Quem compra em lojas de conveniência já conhece as que têm os melhores preços. Francisco Silvério, para quem o botellón é uma rotina de fim-de-semana desde que começou a sair, explica que as lojas dos indianos - normalmente abertas até tarde - conseguem preços de "litrosa" mais competitivos do que o próprio Pingo Doce, algo que lhes parece incompreensível. Esta noite bebem cerveja. Em "dias especiais" poderão comprar whisky ou vodka.
Beber antes da discoteca
Preocupada com as proporções que o botellón possa vir a atingir, a Associação de Comerciantes do Bairro Alto lançou, no Verão, a campanha Garrafas na Rua Não, Abaixo o Botelhão, contra a venda de bebidas em garrafas pelas lojas de conveniência às horas em que os bares estão a funcionar.

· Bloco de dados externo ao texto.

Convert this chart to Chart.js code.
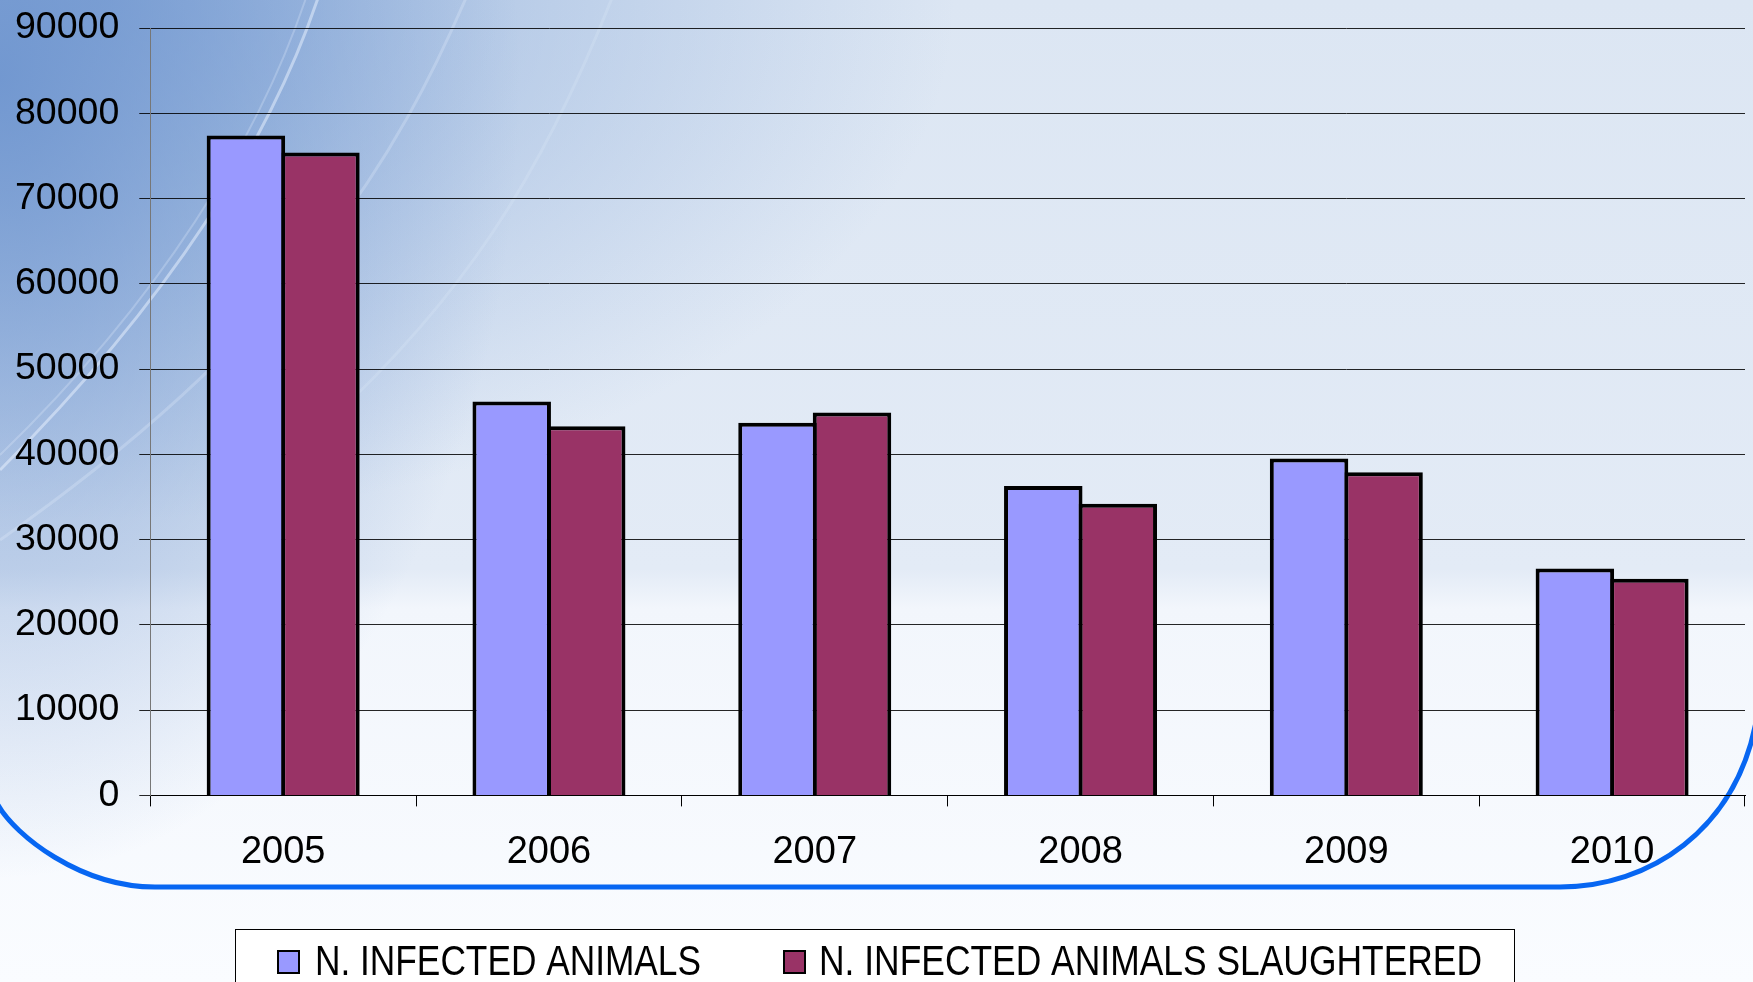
<!DOCTYPE html>
<html><head><meta charset="utf-8">
<script src="https://cdn.jsdelivr.net/npm/chart.js@4"></script>
<style>
html,body{margin:0;padding:0;width:1753px;height:982px;overflow:hidden;}
body{
 background:
  radial-gradient(ellipse 520px 800px at 0% 8%, rgba(105,145,205,0.85), rgba(105,145,205,0) 100%),
  radial-gradient(ellipse 850px 520px at 6% 0%, rgba(130,165,215,0.75), rgba(130,165,215,0) 100%),
  linear-gradient(180deg, #dce6f3 0%, #e3ebf6 58%, #f2f6fc 62%, #fafcff 100%);
}
canvas{display:block}
</style></head>
<body><canvas id="c" width="1753" height="982"></canvas>
<script>
const years = ['2005','2006','2007','2008','2009','2010'];
const infected = [77400, 46200, 43700, 36300, 39500, 26600];
const slaughtered = [75400, 43300, 44900, 34200, 37900, 25400];
const seriesLabels = ['N. INFECTED ANIMALS', 'N. INFECTED ANIMALS SLAUGHTERED'];
const seriesColors = ['#9999ff', '#993366'];
const yMin = 0, yMax = 90000, yStep = 10000;
const FONT = '"Liberation Sans", Arial, sans-serif';

const decor = {
  id: 'decor',
  beforeDraw(chart) {
    const ctx = chart.ctx;
    ctx.save();
    // soft light streaks in the background
    const streak = (pts, w, a) => {
      ctx.strokeStyle = 'rgba(235,244,255,' + a + ')';
      ctx.lineWidth = w;
      ctx.beginPath();
      ctx.moveTo(pts[0], pts[1]);
      ctx.bezierCurveTo(pts[2], pts[3], pts[4], pts[5], pts[6], pts[7]);
      ctx.stroke();
    };
    streak([318, -2, 270, 140, 170, 300, 0, 470], 3, 0.5);
    streak([306, -2, 258, 140, 160, 300, 0, 455], 2, 0.25);
    streak([466, -2, 400, 150, 300, 330, 0, 540], 3, 0.25);
    streak([612, -2, 540, 180, 460, 300, 330, 420], 3, 0.18);
    // blue frame curve
    ctx.strokeStyle = '#0766f2';
    ctx.lineWidth = 5;
    ctx.beginPath();
    ctx.moveTo(-2, 805);
    ctx.bezierCurveTo(15, 835, 80, 887, 155, 887);
    ctx.lineTo(1560, 887);
    ctx.bezierCurveTo(1650, 887, 1735, 830, 1756, 722);
    ctx.stroke();
    ctx.restore();
  }
};

const legendBox = {
  id: 'legendBox',
  afterDraw(chart) {
    const ctx = chart.ctx;
    ctx.save();
    ctx.fillStyle = '#ffffff';
    ctx.fillRect(235, 929, 1279, 80);
    ctx.strokeStyle = '#000';
    ctx.lineWidth = 1;
    ctx.strokeRect(235.5, 929.5, 1279, 80);
    const boxesX = [277, 783];
    const textX = [315, 819];
    const textW = [386, 663];
    const cy = 962;
    ctx.font = '42px ' + FONT;
    ctx.textBaseline = 'middle';
    chart.data.datasets.forEach((ds, i) => {
      ctx.fillStyle = '#000';
      ctx.fillRect(boxesX[i], cy - 12, 23, 24);
      ctx.fillStyle = ds.backgroundColor;
      ctx.fillRect(boxesX[i] + 2, cy - 10, 19, 20);
      const w = ctx.measureText(ds.label).width;
      ctx.save();
      ctx.translate(textX[i], cy);
      ctx.scale(textW[i] / w, 1);
      ctx.fillStyle = '#000';
      ctx.fillText(ds.label, 0, 1);
      ctx.restore();
    });
    ctx.restore();
  }
};

new Chart(document.getElementById('c'), {
  type: 'bar',
  data: {
    labels: years,
    datasets: [
      { label: seriesLabels[0], data: infected, backgroundColor: seriesColors[0], borderColor: '#000',
        borderWidth: 4, borderSkipped: 'bottom', inflateAmount: 0 },
      { label: seriesLabels[1], data: slaughtered, backgroundColor: seriesColors[1], borderColor: '#000',
        borderWidth: 4, borderSkipped: 'bottom', inflateAmount: 0 }
    ]
  },
  options: {
    responsive: false,
    devicePixelRatio: 1,
    animation: false,
    layout: { padding: { top: 28, left: -5, right: 8, bottom: 84 } },
    datasets: { bar: { categoryPercentage: 0.5606, barPercentage: 1.0537 } },
    plugins: { legend: { display: false }, tooltip: { enabled: false } },
    scales: {
      x: {
        grid: { drawOnChartArea: false, drawTicks: true, tickLength: 11, color: '#000', offset: true },
        border: { color: '#000', width: 1 },
        ticks: { color: '#000', font: { family: FONT, size: 38 }, padding: 23 }
      },
      y: {
        min: yMin, max: yMax,
        afterFit: (s) => { s.paddingTop = 0; s.paddingBottom = 0; },
        grid: { color: 'rgba(0,0,0,0.85)', lineWidth: 1, tickLength: 11 },
        border: { color: '#777', width: 1 },
        ticks: { stepSize: yStep, color: '#000', font: { family: FONT, size: 37.5 }, padding: 20,
                 callback: (v) => String(v) }
      }
    }
  },
  plugins: [decor, legendBox]
});
</script>
</body></html>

"Isto é uma forma de concorrência desleal com os outros estabelecimentos", critica Belino Costa, presidente da associação, que fala também na falta de controlo e na venda de bebidas a menores de 16 anos. Mas muitos desses jovens dizem que também nos bares não existe esse controlo e que são os supermercados das grandes cadeias os mais preocupados com o cumprimento da lei. Meia-noite, estação de metro da Baixa-Chiado. Joga-se à bola com uma garrafa já vazia enquanto o metro que vai para o Cais do Sodré não chega. O metro é outro dos lugares em que se nota a dimensão do botellón em Lisboa. Garrafas para aqui, garrafas para ali.
Entre o Cais do Sodré e Santos, as ruas estão quase desertas, mas se há uns bancos, há gente sentada a beber. Quase sempre "litrosa", do mais barato que há. Pouco depois da meia-noite ainda há lojas geridas por indianos abertas.
Chega-se a Santos e é outro mundo. Jovens mais novos, adolescentes. O Largo do Conde- Barão é mais um "botelhódromo". Garrafas espalhadas, à volta de todos os bancos, onde não cabe mais ninguém. Meia-noite e meia. A loja de conveniência da zona vai facturando. No dia seguinte de manhã as garrafas continuarão aqui - algumas partidas. Estão por todo o lado. Quem mora nestas zonas não será tão adepto do botellón como quem bebe.
Um grupo de meia dúzia de amigas que acabou de comprar cervejas de litro e tabaco encosta-se a um canto a preparar-se para a noite, que começa aqui. "Econtramo-nos sempre por aqui, os nossos amigos vêm cá ter. Bebemos para depois sair. Não bebemos em discotecas, sai caro." As roupas e a maquilhagem não ajudam a adivinhar, mas têm por volta de 19, 20 anos. Fazem isto desde os 15. "A seguir vamos para o Urban." Não é desconfortável beber na rua? "Se estivesse ali em cima, na Botica, pagávamos mais e acabávamos por também estar cá fora", responde Rita Mendonça (nome fictício).
A Botica fica na Avenida D. Carlos I, uma zona de bares, onde raparigas tentam equilibrar pernas nuas de 14 ou 15 anos em cima de saltos altos - demasiado altos. Há bebidas alcoólicas em garrafas de água amassadas de tanto as apertarem, para que a embriaguez chegue mais rápido. Pergunta-se pelas idades e todos dizem que têm 16, 17, 18. Mas o corpo denuncia-os. Chega o táxi para ir embora: "Miúdas de 13, 14, 15 anos. Ficam em coma alcoólico, uma vez levei uma ao hospital. Outra parecia uma boneca de porcelana, sentada no passeio com uma perna para cada lado, sem se mexer."